# OHSS and pregnant does anyone know how long it will last?



## nshek

Hi everyone!

I am recovering from OHSS after being admitted for 4 days.  5 days after my embryo transfer I developed OHSS (e.g. bloated, nausea, vomiting, faint, couldn't breathe, my stomach was like 4 months pregnant!,  etc...).  It was really horrible.  After being discharged, with blood clot injections, pain killers and anti-sickness tablets.  Its almost 2 weeks ago I feel alot better, but my stomach is still slightly swollen, but at least I had a positive pregnancy test which we are sooo happy about.

Even though my blood test results are back to normal, I have been told to keep on the high protein and 3litre of fluids daily regime.  But I am worried if I keep eating too many eggs I'll get constipation.....anyone else in a similar situation about how long OHSS will last when your early stage of pregnancy?

Thanks

Nat


----------



## staceyemma

hi there I was in hospital for 2 weeks with ohss I was really ill too I know how horrible it is.
the worst of the ohss started to ease at about 7 weeks.

I still have big cysts on my ovaries now and I am 12 weeks. My ovaties are still tender.
I'm not sure when these cysts will go?
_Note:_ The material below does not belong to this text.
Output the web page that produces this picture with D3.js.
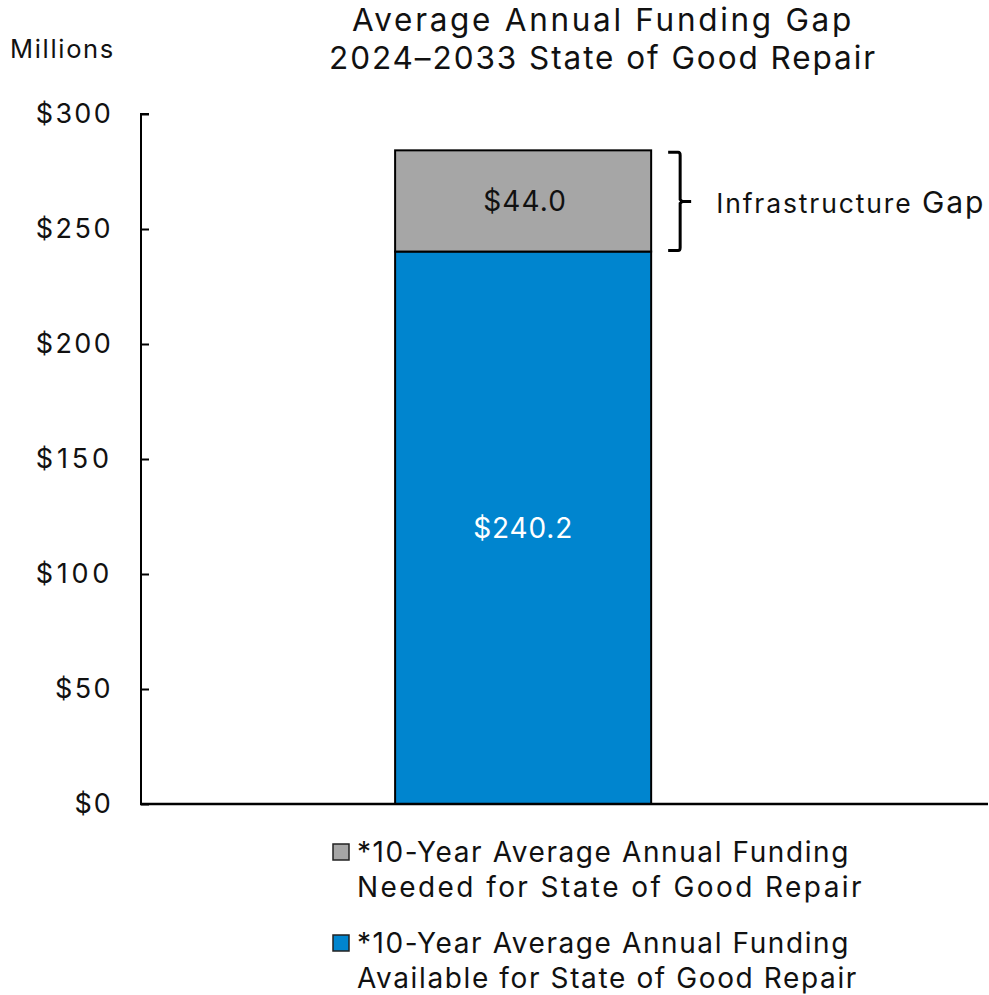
<!DOCTYPE html>
<html>
<head>
<meta charset="utf-8">
<script src="https://cdn.jsdelivr.net/npm/d3@7/dist/d3.min.js"></script>
<style>
  html, body { margin: 0; padding: 0; background: #fff; }
  svg text { font-family: "Inter", "Lato", sans-serif; fill: #111; }
</style>
</head>
<body>
<svg id="chart" width="989" height="995"></svg>
<script>
// Funding gap data (millions of dollars)
const categories = ["2024–2033"];
const availableValues = [240.2];
const gapValues = [44.0];
const yTicks = [0, 50, 100, 150, 200, 250, 300];
const seriesNames = [
  ["*10-Year Average Annual Funding", "Needed for State of Good Repair"],
  ["*10-Year Average Annual Funding", "Available for State of Good Repair"]
];
const titleLines = ["Average Annual Funding Gap", "2024–2033 State of Good Repair"];

const colors = { available: "#0085CF", gap: "#A6A6A6" };

const svg = d3.select("#chart");
const margin = { left: 141, right: 1, top: 114, bottom: 191 };
const W = 989, H = 995;

const y = d3.scaleLinear().domain([0, 300]).range([H - margin.bottom, margin.top]);
const x = d3.scaleBand().domain(categories).range([margin.left, W - margin.right])
  .paddingInner(0).paddingOuter(1.154).align(0.43);

// Widen a text run with letter-spacing so it spans the given width
function fitWidth(sel, width) {
  sel.each(function () {
    const node = this;
    const n = node.textContent.length;
    const w = node.getComputedTextLength();
    if (n > 1 && w < width) d3.select(node).attr("letter-spacing", (width - w) / n);
  });
  return sel;
}

// Title
svg.append("g").selectAll("text").data(titleLines).join("text")
  .attr("x", 603).attr("y", (d, i) => 31 + i * 38)
  .attr("text-anchor", "middle").attr("font-size", 31.5)
  .text(d => d)
  .each(function (d, i) { fitWidth(d3.select(this), [502, 548][i]); });

fitWidth(svg.append("text").attr("x", 10).attr("y", 58).attr("font-size", 25.5).text("Millions"), 105);

// Stacked bars
const bw = x.bandwidth();
const g = svg.append("g");
categories.forEach((c, i) => {
  const x0 = x(c);
  const a = availableValues[i], gp = gapValues[i];
  g.append("rect").attr("x", x0).attr("width", bw)
    .attr("y", y(a)).attr("height", y(0) - y(a))
    .attr("fill", colors.available).attr("stroke", "#000").attr("stroke-width", 2);
  g.append("rect").attr("x", x0).attr("width", bw)
    .attr("y", y(a + gp)).attr("height", y(a) - y(a + gp))
    .attr("fill", colors.gap).attr("stroke", "#000").attr("stroke-width", 2);
  fitWidth(g.append("text").attr("x", x0 + bw / 2).attr("y", y(a / 2)).attr("dy", "0.35em")
    .attr("text-anchor", "middle").attr("font-size", 28).style("fill", "#fff")
    .text("$" + a.toFixed(1)), 100);
  fitWidth(g.append("text").attr("x", x0 + bw / 2 + 2).attr("y", y(a + gp / 2)).attr("dy", "0.35em")
    .attr("text-anchor", "middle").attr("font-size", 28)
    .text("$" + gp.toFixed(1)), 84);

  // Brace marking the gap
  const bx = x0 + bw + 17, top = y(a + gp) + 2, bot = y(a) - 1, mid = (top + bot) / 2;
  g.append("path")
    .attr("d", `M${bx},${top} L${bx + 10},${top} Q${bx + 12},${top} ${bx + 12},${top + 3} L${bx + 12},${mid - 2} L${bx + 14},${mid} L${bx + 23},${mid} M${bx + 14},${mid} L${bx + 12},${mid + 2} L${bx + 12},${bot - 3} Q${bx + 12},${bot} ${bx + 10},${bot} L${bx},${bot}`)
    .attr("fill", "none").attr("stroke", "#000").attr("stroke-width", 3);
  const lbl = g.append("text").attr("x", bx + 48).attr("y", mid + 2).attr("dy", "0.35em").attr("font-size", 26.5);
  lbl.append("tspan").text("Infrastructure ");
  lbl.append("tspan").attr("font-size", 30).text("Gap");
  const lw = lbl.node().getComputedTextLength();
  lbl.attr("letter-spacing", Math.max(0, (269 - lw) / 18));
});

// Y axis with inward ticks
const yAxis = d3.axisRight(y).tickValues(yTicks).tickSize(8).tickFormat("");
const ya = svg.append("g").attr("transform", `translate(${margin.left},0)`).call(yAxis);
ya.select(".domain").attr("stroke", "#000").attr("stroke-width", 2).attr("d", `M8,${y(300)}H0V${y(0)}`);
ya.selectAll(".tick line").attr("stroke", "#000").attr("stroke-width", 2);
svg.append("g").selectAll("text").data(yTicks).join("text")
  .attr("x", 113).attr("y", d => y(d)).attr("dy", "0.35em")
  .attr("text-anchor", "end").attr("font-size", 27)
  .text(d => "$" + d)
  .each(function (d) {
    const s = "$" + d;
    fitWidth(d3.select(this), s.length * 19.3);
  });

// X axis baseline
svg.append("line").attr("x1", margin.left - 1).attr("x2", W - margin.right)
  .attr("y1", y(0)).attr("y2", y(0)).attr("stroke", "#000").attr("stroke-width", 2.5);

// Legend
const legend = svg.append("g");
const legColors = [colors.gap, colors.available];
const legWidths = [[493, 507], [493, 501]];
seriesNames.forEach((lines, i) => {
  const ly = 852 + i * 91;
  legend.append("rect").attr("x", 333).attr("y", ly - 8).attr("width", 16).attr("height", 16)
    .attr("fill", legColors[i]).attr("stroke", "#222").attr("stroke-width", 1.5);
  lines.forEach((t, j) => {
    fitWidth(legend.append("text").attr("x", 357).attr("y", ly + j * 35).attr("dy", "0.35em")
      .attr("font-size", 28).text(t), legWidths[i][j]);
  });
});
</script>
</body>
</html>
Theres not much info about it is there?

xxxx


----------



## nshek

In hospital for 2 weeks that must have been awful! Thats a long time ...7 weeks it eased? I'm still off work this week and its been 4 weeks now. (took 7 days during egg retrieval and ET). I'm thinking eating x2 eggs a day and drinking lots is helping and its weird but I'm not sick of eating them?! I have been looking on lots of posts and they say drinking gatorade helps: http://www.ocado.com/webshop/getSearchProducts.do?entry=Gatorade&dnr=y

Yeah I not sure why there are not many posts on OHSS on here, thought there would be or maybe I'm not looking in the right place. Do you still get pains form these cysts?

Wow so you're 12 weeks pregnant, thats amazing. I'm only 5 weeks and got a massive craving for pickles lol.

Are you still getting the other symptoms of OHSS?

Nx

/links


----------



## staceyemma

Yes it was awful they drained 13 litres of fluid from my tummy over about 5 days  

No all my fluid from my abdomen has gone now  

Just the tender ovaries now and one cyst is 6cm on my left ovary!

So glad to be at 12 weeks you'll be there soon.

Pickles hey?

I'm craving everything! I need to slow down eating! xxx


----------